Alec Shankman, co-managing partner of A3 Artists Agency, is excited about NFTs and their potential for all creators. That’s why A3 recently created an NFT Task Force to help facilitate NFT creation for artists, advising them on how they can create (also known as mint) NFTs and what their NFTs should be. In fact, A3 has already helped some clients figure out their first NFTs (Shankman wouldn’t disclose who).
“The amount of money that’s exchanging hands right now is unbelievable,” Shankman reported. “In certain cases, these projects go live and millions of dollars are exchanged in a matter of five minutes or less. It’s an amazing way to kind of create a monetization opportunity for artists, regardless of their type of art.”
He sees the technology affecting Hollywood in unexpected ways, beyond film studios releasing their films as NFTs.
“This becomes an interesting way to finance projects,” Shankman says. “You can sell bits and pieces of ownership [via an NFT] if you are having trouble getting a traditional studio or financier to finance your project.” And artists looking to fund their projects can sell exclusive opportunities and access through NFTs. For example, say, “a major A-list film star is about to release a film as an NFT. The owners of that NFT—maybe they get an opportunity to have lunch with the star, maybe they get the opportunity to do some sort of other really unique never-been-experienced-before situation, because they’re one of the very few folks that owns one of these entities.”

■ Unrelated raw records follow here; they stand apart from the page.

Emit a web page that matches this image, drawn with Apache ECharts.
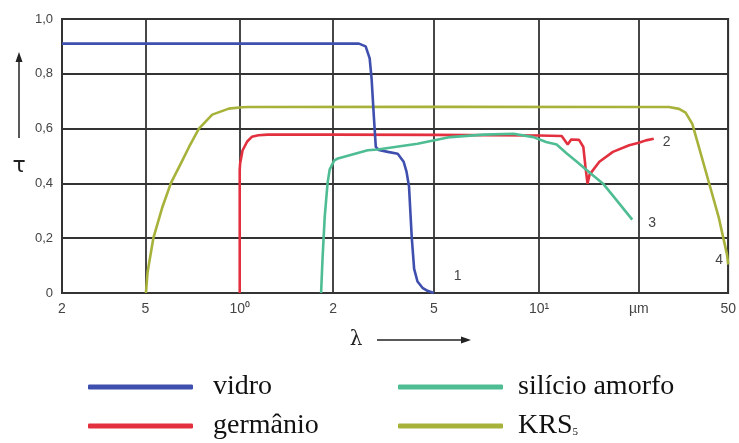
<!DOCTYPE html>
<html>
<head>
<meta charset="utf-8">
<title>Transmitância espectral</title>
<script src="https://cdn.jsdelivr.net/npm/echarts@6/dist/echarts.min.js"></script>
<style>
  html, body { margin: 0; padding: 0; background: #fff; }
  #chart { width: 739px; height: 443px; }
</style>
</head>
<body>
<div id="chart"></div>
<script>
// Wavelength grid (µm): each step between neighbouring grid lines is
// logarithmic inside, and the steps are drawn with the widths below.
const tickLambda = [0.2, 0.5, 1, 2, 5, 10, 20, 50];
const tickLabels = ['2', '5', '10\u2070', '2', '5', '10\u00b9', '\u00b5m', '50'];
const tauTicks = [0, 0.2, 0.4, 0.6, 0.8, 1.0];

const seriesNames = ['vidro', 'germânio', 'silício amorfo', 'KRS5'];
const curveNumbers = ['1', '2', '3', '4'];

// vidro (1)
const vidroLambda = [0.2, 2.53, 2.69, 2.79, 2.84, 2.90, 2.95, 3.03, 3.29, 3.60, 3.80, 3.90, 3.99, 4.04, 4.09, 4.18, 4.31, 4.51, 4.72, 5.0];
const vidroTau    = [0.91, 0.91, 0.90, 0.856, 0.781, 0.640, 0.533, 0.522, 0.515, 0.508, 0.479, 0.443, 0.389, 0.296, 0.204, 0.088, 0.042, 0.019, 0.008, 0];

// germânio (2)
const germanioLambda = [1.0, 1.0, 1.003, 1.021, 1.057, 1.094, 1.149, 1.231, 2.0, 5.0, 10.0, 11.7, 12.2, 12.5, 13.2, 13.6, 13.8, 14.0, 14.2, 15.2, 16.7, 18.7, 20.0, 21.5, 23.3];
const germanioTau    = [0, 0.45, 0.473, 0.52, 0.553, 0.570, 0.576, 0.578, 0.578, 0.577, 0.575, 0.573, 0.542, 0.560, 0.559, 0.533, 0.461, 0.399, 0.432, 0.479, 0.515, 0.539, 0.548, 0.557, 0.563];

// silício amorfo (3)
const silicioLambda = [1.83, 1.85, 1.88, 1.92, 1.95, 2.02, 2.09, 2.74, 3.00, 4.31, 5.57, 6.95, 8.45, 9.63, 10.5, 11.3, 12.1, 13.0, 14.2, 15.6, 17.1, 19.1];
const silicioTau    = [0, 0.127, 0.278, 0.401, 0.450, 0.483, 0.491, 0.521, 0.524, 0.545, 0.569, 0.578, 0.581, 0.569, 0.551, 0.542, 0.51, 0.479, 0.44, 0.399, 0.340, 0.268];

// KRS5 (4)
const krsLambda = [0.502, 0.508, 0.530, 0.567, 0.603, 0.649, 0.689, 0.741, 0.817, 0.923, 1.017, 1.069, 5.0, 20.0, 27.2, 30.2, 32.3, 34.6, 37.0, 40.9, 45.3, 49.4, 50.0];
const krsTau    = [0, 0.076, 0.2, 0.315, 0.401, 0.473, 0.533, 0.6, 0.651, 0.673, 0.678, 0.679, 0.68, 0.679, 0.679, 0.672, 0.658, 0.617, 0.533, 0.407, 0.278, 0.140, 0.104];

const colors = ['#3f4fae', '#e2303f', '#4fbd93', '#a7b23a'];

// relative widths of the seven grid steps along the λ axis
const stepWidths = [84, 95, 94, 101.5, 106, 100.5, 90];
const tickPos = stepWidths.reduce((acc, w) => { acc.push(acc[acc.length - 1] + w); return acc; }, [0]);

function lambdaToAxis(l) {
  const n = tickLambda.length;
  for (let i = 0; i < n - 1; i++) {
    if (l <= tickLambda[i + 1] || i === n - 2) {
      const frac = Math.log(l / tickLambda[i]) / Math.log(tickLambda[i + 1] / tickLambda[i]);
      return tickPos[i] + frac * stepWidths[i];
    }
  }
}

function pairs(xs, ys) {
  return xs.map((l, i) => [lambdaToAxis(l), ys[i]]);
}

const curves = [
  pairs(vidroLambda, vidroTau),
  pairs(germanioLambda, germanioTau),
  pairs(silicioLambda, silicioTau),
  pairs(krsLambda, krsTau)
];

// placement of the curve numbers next to each curve's end
const numberOffsets = [[12, -17], [1, 3], [8, 4], [-21, -4]];

const gridColor = '#333';
const sans = '"Liberation Sans", Arial, sans-serif';
const serif = '"Liberation Serif", "Times New Roman", serif';

// legend: two columns of two entries
const legendSlots = [
  { left: 83, top: 368 },
  { left: 83, top: 407 },
  { left: 393, top: 368 },
  { left: 393, top: 407 }
];
const legendTextGap = [15, 15, 10, 10];

const chart = echarts.init(document.getElementById('chart'));

chart.setOption({
  animation: false,
  backgroundColor: '#fff',
  color: colors,
  grid: {
    left: 62, right: 6, top: 19, bottom: 150,
    show: true, borderColor: gridColor, borderWidth: 1.8
  },
  xAxis: {
    type: 'value',
    min: 0, max: tickPos[tickPos.length - 1],
    axisLine: { show: true, lineStyle: { color: gridColor, width: 1.8 } },
    axisTick: { show: false, customValues: tickPos },
    splitLine: { show: true, lineStyle: { color: gridColor, width: 1.8 } },
    axisLabel: {
      customValues: tickPos,
      margin: 9,
      color: '#444',
      fontSize: 14,
      fontFamily: sans,
      formatter: v => {
        const i = tickPos.findIndex(p => Math.abs(p - v) < 1e-6);
        return i >= 0 ? tickLabels[i] : '';
      }
    }
  },
  yAxis: {
    type: 'value',
    min: tauTicks[0], max: tauTicks[tauTicks.length - 1], interval: 0.2,
    axisLine: { show: true, lineStyle: { color: gridColor, width: 1.8 } },
    axisTick: { show: false },
    splitLine: { show: true, lineStyle: { color: gridColor, width: 1.8 } },
    axisLabel: {
      margin: 9,
      color: '#444',
      fontSize: 13,
      fontFamily: sans,
      formatter: v => v === 0 ? '0' : v.toFixed(1).replace('.', ',')
    }
  },
  legend: seriesNames.map((name, i) => ({
    data: [name],
    orient: 'horizontal',
    left: legendSlots[i].left,
    top: legendSlots[i].top,
    itemWidth: 105,
    itemHeight: 5,
    icon: 'roundRect',
    formatter: n => n === 'KRS5' ? '{a|KRS}{b|5}' : n,
    textStyle: {
      fontFamily: serif, fontSize: 28, color: '#111',
      padding: [0, 0, 0, legendTextGap[i]],
      rich: {
        a: { fontFamily: serif, fontSize: 28, color: '#111' },
        b: { fontFamily: serif, fontSize: 11, color: '#111', verticalAlign: 'bottom', padding: [0, 0, 2, 0] }
      }
    }
  })),
  series: curves.map((data, i) => ({
    name: seriesNames[i],
    type: 'line',
    data: data,
    showSymbol: false,
    symbol: 'none',
    clip: false,
    lineStyle: { width: 2.6, color: colors[i] },
    itemStyle: { color: colors[i] },
    z: [3, 2, 4, 1][i],
    endLabel: {
      show: true,
      formatter: curveNumbers[i],
      color: '#444',
      fontSize: 14,
      fontFamily: sans,
      offset: numberOffsets[i]
    }
  })),
  graphic: [
    { type: 'text', x: 19, y: 166, style: { text: 'τ', font: '22px "DejaVu Sans"', fill: '#222', textAlign: 'center', textVerticalAlign: 'middle' } },
    { type: 'line', shape: { x1: 19, y1: 138, x2: 19, y2: 60 }, style: { stroke: '#222', lineWidth: 1.5 } },
    { type: 'polygon', shape: { points: [[19, 52], [15.5, 62], [22.5, 62]] }, style: { fill: '#222' } },
    { type: 'text', x: 356, y: 340, style: { text: 'λ', font: '20px "DejaVu Serif"', fill: '#222', textAlign: 'center', textVerticalAlign: 'middle' } },
    { type: 'line', shape: { x1: 377, y1: 340, x2: 463, y2: 340 }, style: { stroke: '#222', lineWidth: 1.5 } },
    { type: 'polygon', shape: { points: [[471, 340], [461, 336.5], [461, 343.5]] }, style: { fill: '#222' } }
  ]
});
</script>
</body>
</html>
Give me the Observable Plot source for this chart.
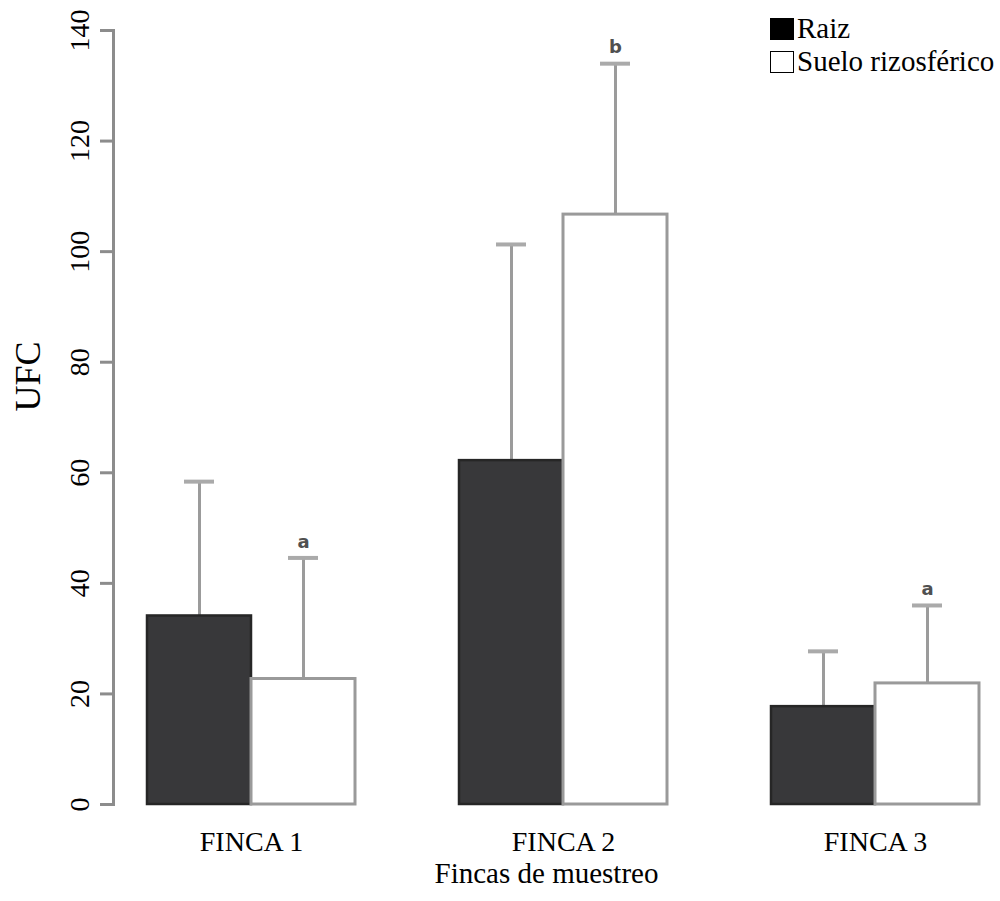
<!DOCTYPE html>
<html>
<head>
<meta charset="utf-8">
<script src="https://cdn.jsdelivr.net/npm/d3@7"></script>
<script src="https://cdn.jsdelivr.net/npm/@observablehq/plot@0.6"></script>
<style>
  html, body { margin: 0; padding: 0; background: #fff; }
  #wrap { position: relative; width: 1000px; height: 901px; }
  #legend { position: absolute; left: 770px; top: 12px; font-family: "Liberation Serif", "Times New Roman", serif; font-size: 29px; line-height: 33px; color: #000; }
  #legend .row { display: flex; align-items: center; }
  #legend .sw { width: 24px; height: 22px; box-sizing: border-box; margin-right: 3px; }
</style>
</head>
<body>
<div id="wrap">
  <div id="chart"></div>
  <div id="legend"></div>
</div>
<script>
// ---- data ----
const fincas = ["FINCA 1", "FINCA 2", "FINCA 3"];
const series = ["Raiz", "Suelo rizosférico"];
const raiz = [34.1, 62.2, 17.7];
const raizUpper = [58.4, 101.3, 27.7];
const suelo = [22.7, 106.7, 21.9];
const sueloUpper = [44.6, 134.0, 36.0];
const sueloLetters = ["a", "b", "a"];
const yTicks = [0, 20, 40, 60, 80, 100, 120, 140];

const raizRows = fincas.map((f, i) => ({finca: f, tipo: series[0], value: raiz[i], upper: raizUpper[i]}));
const sueloRows = fincas.map((f, i) => ({finca: f, tipo: series[1], value: suelo[i], upper: sueloUpper[i], letter: sueloLetters[i]}));

const errColor = "#9b9b9b";
const half = 104; // half of band width (bar width)
const off = 52;   // offset of each bar center from band center

const chart = Plot.plot({
  width: 1000,
  height: 901,
  marginLeft: 113,
  marginRight: 21,
  marginTop: 30,
  marginBottom: 97,
  style: {fontFamily: "'Liberation Serif', 'Times New Roman', serif", background: "#fff", color: "#000"},
  x: {domain: fincas, range: [147, 979], paddingInner: 1/3, paddingOuter: 0, align: 0.5},
  y: {domain: [0, 140]},
  marks: [
    Plot.frame({anchor: "left", stroke: "#8c8c8c", strokeWidth: 3}),
    Plot.axisY({ticks: yTicks, tickSize: 13, tickRotate: -90, tickPadding: 12, fontSize: 28, label: null, stroke: "#8c8c8c", strokeWidth: 3, fill: "#000"}),
    Plot.axisX({tickSize: 0, tickPadding: 27, fontSize: 28, label: null, fill: "#000"}),
    // error bars
    Plot.ruleX(raizRows, {x: "finca", y1: "value", y2: "upper", dx: -off, stroke: errColor, strokeWidth: 3}),
    Plot.ruleX(sueloRows, {x: "finca", y1: "value", y2: "upper", dx: off, stroke: errColor, strokeWidth: 3}),
    Plot.tickY(raizRows, {x: "finca", y: "upper", dx: -off, insetLeft: 89, insetRight: 89, stroke: "#aaa", strokeWidth: 4}),
    Plot.tickY(sueloRows, {x: "finca", y: "upper", dx: off, insetLeft: 89, insetRight: 89, stroke: "#aaa", strokeWidth: 4}),
    // bars
    Plot.barY(raizRows, {x: "finca", y: "value", insetRight: half, fill: "#38383a", stroke: "#262626", strokeWidth: 2.5}),
    Plot.barY(sueloRows, {x: "finca", y: "value", insetLeft: half, fill: "#fff", stroke: "#9a9a9a", strokeWidth: 3}),
    // significance letters
    Plot.text(sueloRows, {x: "finca", y: "upper", text: "letter", dx: off, dy: -16, fontFamily: "'DejaVu Sans', sans-serif", fontWeight: "bold", fontSize: 18, fill: "#505050"}),
    // axis titles
    Plot.text(["Fincas de muestreo"], {frameAnchor: "bottom", dy: 78, fontSize: 29, fill: "#000"}),
    Plot.text(["UFC"], {frameAnchor: "left", dx: -85, dy: -6, rotate: -90, fontSize: 36, fill: "#000"})
  ]
});
document.getElementById("chart").appendChild(chart);

// legend
const legend = d3.select("#legend");
const swatches = [{label: series[0], fill: "#000", border: "1px solid #000"}, {label: series[1], fill: "#fff", border: "1.5px solid #000"}];
swatches.forEach(s => {
  const row = legend.append("div").attr("class", "row");
  row.append("div").attr("class", "sw").style("background", s.fill).style("border", s.border);
  row.append("span").text(s.label);
});
</script>
</body>
</html>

Shankman also says that it’s not just people with large followings who can mint NFTs and get a sizable return. The way he describes it, there’s now a large community of NFT collectors who make it their business to scope out new and cool NFTs.
Says Shankman: “They’re really active, and they’re really hungry for great art. And they’re putting together these amazingly large collections of this stuff. And so, in certain cases, it may be that, regardless of what your background is in entertainment, if you’re creating art that the already existing community of collectors would appreciate, you’re going to be successful anyway.”
And unlike a tangible object, every time an NFT is resold, the artist gets a cut of the sale, usually 10%. “There are artists who sell in the current ecosystem, they’ll sell their work for $1 apiece,” explains Shankman. “And as a frenzy is created around the art, and people are buying and selling and trading and transferring and all that, the value goes up—they just keep making more and more money. And so maybe they’ll make $100 on Day 1, but they may make $1 million on Day 2. It gets really interesting.”
The one piece of advice Shankman has for any artist looking to mint NFTs is to approach it with authenticity rather than a money-making mentality. The NFT collection community has been using the app Clubhouse, where artists can come talk about their art and build interest.
“It’s really important to not come across as doing a ‘cash grab,’ meaning you don’t necessarily really appreciate or believe in or embrace it,” advises Shankman. “Not every actor is making $20 million dollars a film or $150,000 an episode, they’re doing it for passion. I think as long as you take the same passion that you have for your current craft and apply it toward this, then any outcome is OK. You’ll probably just have a really nice experience, regardless of how much money you make.”
For anyone looking to mint an NFT, Shankman does have some platforms he recommends, such as Nifty Gateway, MakersPlace, Crypto.com, and ArtGrails—all of which accept traditional currency in addition to crypto.
And Shankman doesn’t think NFTs are a fad, though he does think that in the long-term, these digital objects won’t go for such eyebrow-raising prices. “The long-term value of this really cool new way to create collectibles for fans...those folks, those collectors have existed forever, and they will exist in perpetuity,” he says, adding that he has also purchased and sold NFTs. “There are always fans and collectors, and they’re always chasing things that are scarce.”